“I’m in the river now. Let the water carry me along.”
It has been 54 days since I’ve written a post. I took the job at the preschool and started my yoga teacher certification, and since then I’ve spent little to no time on my computer. I can’t say that I am surprised I haven’t written, but I can say that part of me feels incredibly disappointed in myself that it has been so long. The other part of me knows that life led me to a place where writing my blog was not much of an option, and so I must accept.
Breath it in– acknowledge it.
Exhale– let it go.
Every day– every moment– is a chance to start anew.
Sometimes my mind races. I think of a million things I need to do, and I scribble them down on a piece of paper, or I just run and do them real quick while in the middle of doing something else. These kinds of junctures in my life can leave me feeling scatterbrained and disorganized.
So, what is the juncture that I am talking about?
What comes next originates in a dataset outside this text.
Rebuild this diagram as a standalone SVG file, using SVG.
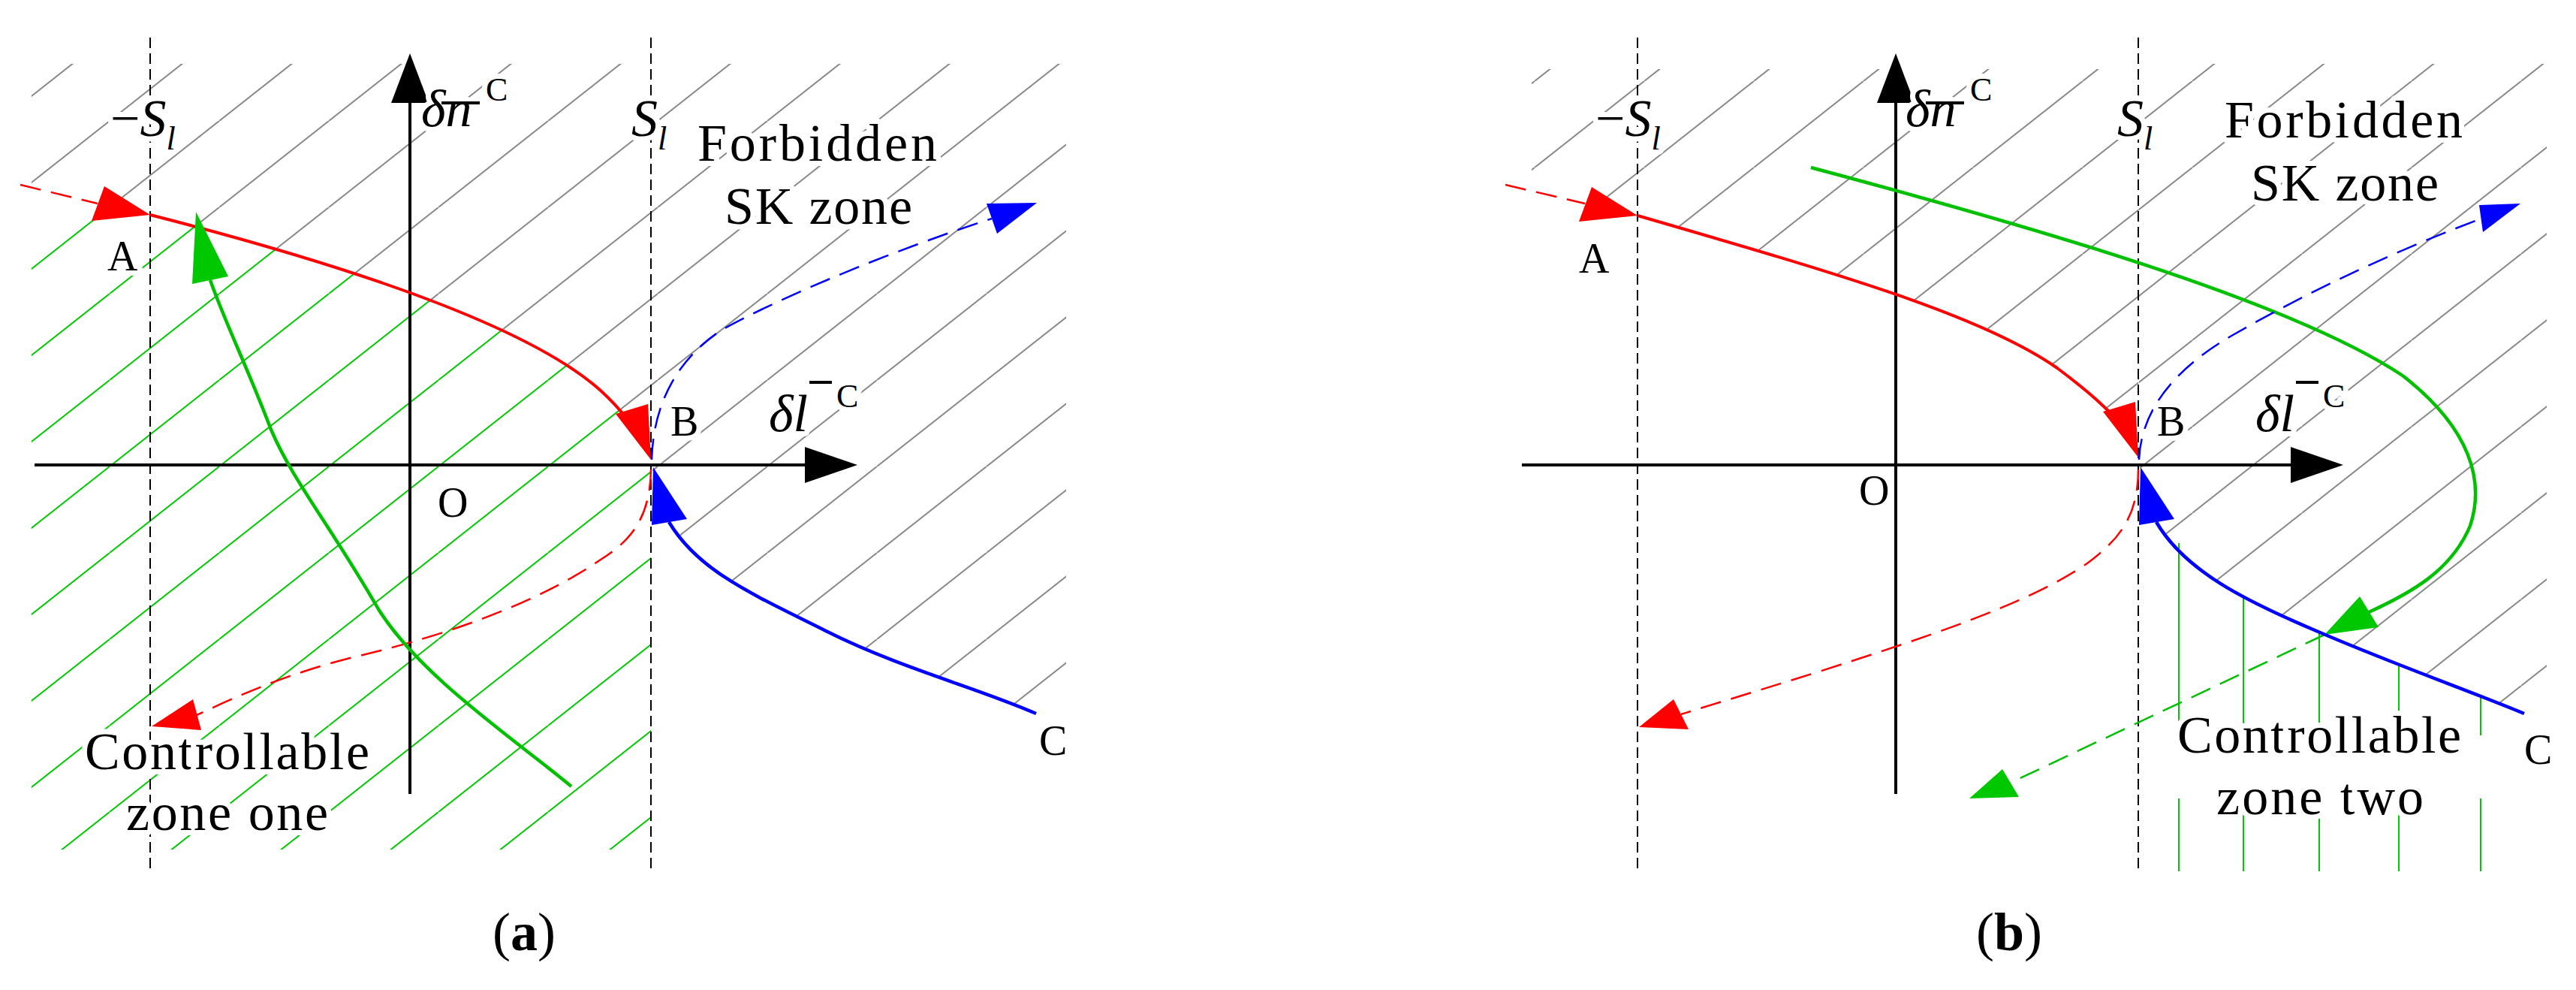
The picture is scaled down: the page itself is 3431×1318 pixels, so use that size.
<svg xmlns="http://www.w3.org/2000/svg" width="3431" height="1318" viewBox="0 0 3431 1318">
<style>
text{font-family:"Liberation Serif","Times New Roman",serif;fill:#000}
.halo{stroke:#fff;stroke-width:14;paint-order:stroke;stroke-linejoin:round}
.lbl{font-size:56px}
.big{font-size:70px}
.it{font-style:italic}
.ax{stroke:#000;stroke-width:4;fill:none}
.vd{stroke:#000;stroke-width:2;stroke-dasharray:14 7;fill:none}
.r{stroke:#f00;stroke-width:4;fill:none}
.rd{stroke:#f00;stroke-width:2.5;stroke-dasharray:28 14;fill:none}
.g{stroke:#00c000;stroke-width:4.5;fill:none}
.gd{stroke:#00c000;stroke-width:2.5;stroke-dasharray:28 14;fill:none}
.b{stroke:#00f;stroke-width:4.5;fill:none}
.bd{stroke:#00f;stroke-width:2.5;stroke-dasharray:28 14;fill:none}
.gv{stroke:#00c800;stroke-width:2}
</style>
<defs>
<pattern id="hg1" patternUnits="userSpaceOnUse" x="0" y="46" width="146" height="115"><path d="M0,115 L146,0 M-146,115 L0,0 M146,115 L292,0" stroke="#888" stroke-width="2"/></pattern>
<pattern id="hn1" patternUnits="userSpaceOnUse" x="0" y="46" width="146" height="115"><path d="M0,115 L146,0 M-146,115 L0,0 M146,115 L292,0" stroke="#00c800" stroke-width="2"/></pattern>
<pattern id="hg2" patternUnits="userSpaceOnUse" x="0" y="108" width="146" height="115"><path d="M0,115 L146,0 M-146,115 L0,0 M146,115 L292,0" stroke="#888" stroke-width="2"/></pattern>
</defs>
<rect width="3431" height="1318" fill="#fff"/>

<g id="hatch-a">
<path fill="url(#hg1)" d="M42,85 L867,85 L867,612 C855,585 835,552 800,520 C700,430 450,350 200,286 L42,250 Z"/>
<path fill="url(#hg1)" d="M867,85 L1420,85 L1420,960 L1380,950 C1300,915 1200,890 1100,840 C1000,790 930,760 891,695 L867,619 Z"/>
<path fill="url(#hn1)" d="M42,250 L200,286 C450,350 700,430 800,520 C835,552 855,585 867,612 L867,1131 L42,1131 Z"/>
</g>
<g id="hatch-b">
<path fill="url(#hg2)" d="M2040,92 L2848,92 L2848,609 C2835,575 2800,535 2740,490 C2640,420 2450,365 2181,287 L2040,250 Z"/>
<path fill="url(#hg2)" d="M2848,85 L3392,85 L3392,962 L3362,950 C3290,920 3190,885 3090,842 C2990,800 2910,760 2872,695 L2849,619 Z"/>
<g id="zone-two-lines">
<line class="gv" x1="2902" y1="723" x2="2902" y2="979"/><line class="gv" x1="2902" y1="1063" x2="2902" y2="1160"/>
<line class="gv" x1="2988" y1="793" x2="2988" y2="979"/><line class="gv" x1="2988" y1="1063" x2="2988" y2="1160"/>
<line class="gv" x1="3089" y1="842" x2="3089" y2="979"/><line class="gv" x1="3089" y1="1063" x2="3089" y2="1160"/>
<line class="gv" x1="3195" y1="887" x2="3195" y2="979"/><line class="gv" x1="3195" y1="1063" x2="3195" y2="1160"/>
<line class="gv" x1="3304" y1="928" x2="3304" y2="979"/><line class="gv" x1="3304" y1="1063" x2="3304" y2="1160"/>
</g>
</g>

<g id="axes">
<line class="vd" x1="200" y1="50" x2="200" y2="1160"/>
<line class="vd" x1="867" y1="50" x2="867" y2="1160"/>
<line class="ax" x1="46" y1="619" x2="1080" y2="619"/>
<polygon points="1142,619 1072,595 1072,643"/>
<line class="ax" x1="546" y1="1057" x2="546" y2="130"/>
<polygon points="546,71 521,137 571,137"/>
<line class="vd" x1="2181" y1="50" x2="2181" y2="1160"/>
<line class="vd" x1="2848" y1="50" x2="2848" y2="1160"/>
<line class="ax" x1="2027" y1="619" x2="3060" y2="619"/>
<polygon points="3121,619 3051,595 3051,643"/>
<line class="ax" x1="2525" y1="1057" x2="2525" y2="130"/>
<polygon points="2525,71 2500,137 2550,137"/>
</g>

<g id="connectors">
<!-- panel a -->
<path class="rd" d="M27,246 L130,271"/>
<polygon fill="#f00" points="200,286 122,294 139,248"/>
<path class="r" d="M200,286 C450,350 700,430 800,520 C825,543 845,568 855,590"/>
<polygon fill="#f00" points="867,612 820,551 863,538"/>
<path class="rd" d="M867,625 C866,690 840,720 800,745 C720,800 600,845 470,875 C380,898 320,925 262,952"/>
<polygon fill="#f00" points="202,967 257,931 268,972"/>
<path class="g" d="M761,1047 C680,980 560,900 504,811 C440,700 390,640 361,572 C330,490 300,430 280,373"/>
<polygon fill="#00c800" points="261,282 256,378 304,368"/>
<path class="b" d="M891,695 C930,760 1000,790 1100,840 C1200,890 1300,915 1380,950"/>
<polygon fill="#00f" points="870,622 868,699 915,691"/>
<path class="bd" d="M868,612 C870,540 900,480 960,440 C1050,390 1200,330 1321,291"/>
<polygon fill="#00f" points="1381,270 1314,271 1328,311"/>
<!-- panel b -->
<path class="rd" d="M2005,246 L2111,271"/>
<polygon fill="#f00" points="2181,287 2103,295 2120,249"/>
<path class="r" d="M2181,287 C2450,365 2640,420 2740,490 C2800,535 2830,565 2838,590"/>
<polygon fill="#f00" points="2848,609 2801,548 2844,535"/>
<path class="rd" d="M2848,625 C2848,690 2820,720 2780,750 C2700,805 2560,850 2420,895 C2340,920 2290,935 2239,951"/>
<polygon fill="#f00" points="2183,968 2229,931 2249,971"/>
<path class="g" d="M2412,223 C2700,300 3050,400 3200,500 C3290,570 3310,640 3290,700 C3265,760 3210,790 3155,815"/>
<polygon fill="#00c800" points="3096,845 3143,794 3168,835"/>
<path class="gd" d="M3096,845 L2678,1042"/>
<polygon fill="#00c800" points="2623,1063 2667,1024 2689,1061"/>
<path class="b" d="M2872,695 C2910,760 2990,800 3090,842 C3190,885 3290,920 3362,950"/>
<polygon fill="#00f" points="2851,622 2849,699 2896,691"/>
<path class="bd" d="M2849,612 C2851,560 2880,500 2974,446 C3080,385 3200,330 3305,291"/>
<polygon fill="#00f" points="3357,271 3302,273 3307,309"/>
</g>

<g id="labels-a">
<text class="big halo" x="147" y="181">−<tspan class="it">S</tspan><tspan class="it" font-size="44" dy="18">l</tspan></text>
<text class="big halo it" x="561" y="168">δn</text>
<line x1="588" y1="137" x2="639" y2="137" stroke="#000" stroke-width="4"/>
<text class="halo" font-size="44" x="647" y="134">C</text>
<text class="big halo it" x="841" y="181">S<tspan font-size="44" dy="18">l</tspan></text>
<text class="big halo" x="929" y="214" textLength="319">Forbidden</text>
<text class="big halo" x="965" y="298" textLength="250">SK zone</text>
<text class="lbl halo" x="143" y="360">A</text>
<text class="lbl halo" x="893" y="580">B</text>
<text class="lbl halo" x="583" y="688">O</text>
<text class="lbl halo" x="1384" y="1005">C</text>
<text class="big halo it" x="1024" y="574">δl</text>
<line x1="1078" y1="509" x2="1108" y2="509" stroke="#000" stroke-width="4"/>
<text class="halo" font-size="44" x="1114" y="542">C</text>
<text class="big halo" x="113" y="1024" textLength="379">Controllable</text>
<text class="big halo" x="168" y="1105" textLength="269">zone one</text>
<text font-size="72" x="698" y="1265" text-anchor="middle">(<tspan font-weight="bold">a</tspan>)</text>
</g>

<g id="labels-b">
<text class="big halo" x="2125" y="181">−<tspan class="it">S</tspan><tspan class="it" font-size="44" dy="18">l</tspan></text>
<text class="big halo it" x="2538" y="168">δn</text>
<line x1="2565" y1="137" x2="2616" y2="137" stroke="#000" stroke-width="4"/>
<text class="halo" font-size="44" x="2624" y="134">C</text>
<text class="big halo it" x="2820" y="181">S<tspan font-size="44" dy="18">l</tspan></text>
<text class="big halo" x="2963" y="183" textLength="317">Forbidden</text>
<text class="big halo" x="2998" y="267" textLength="250">SK zone</text>
<text class="lbl halo" x="2103" y="363">A</text>
<text class="lbl halo" x="2873" y="580">B</text>
<text class="lbl halo" x="2476" y="672">O</text>
<text class="lbl halo" x="3362" y="1017">C</text>
<text class="big halo it" x="3004" y="574">δl</text>
<line x1="3058" y1="509" x2="3088" y2="509" stroke="#000" stroke-width="4"/>
<text class="halo" font-size="44" x="3094" y="542">C</text>
<text class="big halo" x="2900" y="1002" textLength="378">Controllable</text>
<text class="big halo" x="2952" y="1084" textLength="276">zone two</text>
<text font-size="72" x="2676" y="1265" text-anchor="middle">(<tspan font-weight="bold">b</tspan>)</text>
</g>
</svg>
Well, I am moving. I am relocating myself, my belongings, my cats– my whole life to a new city. Again! It’s not exactly a brand new city to me, since I have lived there before, but it’s still a new adventure. I am rebuilding my life. I am recreating me. There is a lot of light and love that I’ve built inside of me, though, and it’s all coming with me.
Life can throw you some serious twists and turns, and when you least expect it, too. It’s easy to get caught up in the wrong perspective sometimes, though, and I’ve learned that it’s important to have the right frame of mind with these kinds of things. What I mean is that in the past I’ve considered moving to Boston as “going backwards” because I’ve already lived there and it’s like going back to when I was 23 and starting all over again. But the other side of that coin is that since I am not exactly starting fresh in a new city, I am being welcomed by a host of people who are excited for my return and I can pick up where I left off. It does not have to be negative. It’s exciting and comforting to know the city of Boston and to have friends and family nearby.
The thing about moving is that it’s scary. And duh! Of course it is! Packing up all your things. Saying goodbye. Finding a new apartment. Starting a new job. Maybe even a new career. It’s understandably a big deal. It’s okay to not be okay sometimes. I have to let myself feel every single emotion that goes through my body about it all. I wouldn’t be human if I just dealt with it all as a robot. That’s not how we humans work! But of course we can be hard on ourselves sometimes. It’s natural to wish things would hurry up and be done or easier. But we need to slow down. We need to experience. We need to let it all in. And then we can let it all out. We can enjoy the everythings. Even the crazy, unpredictable, emotional, seriously-upsetting moments that make us who we are.
Life is an adventure. Sometimes it’s best to just go with the flow. Remember to breath. Remember to relax and enjoy the ride. Let life change. Be okay with the ups and downs and ebbs and flows.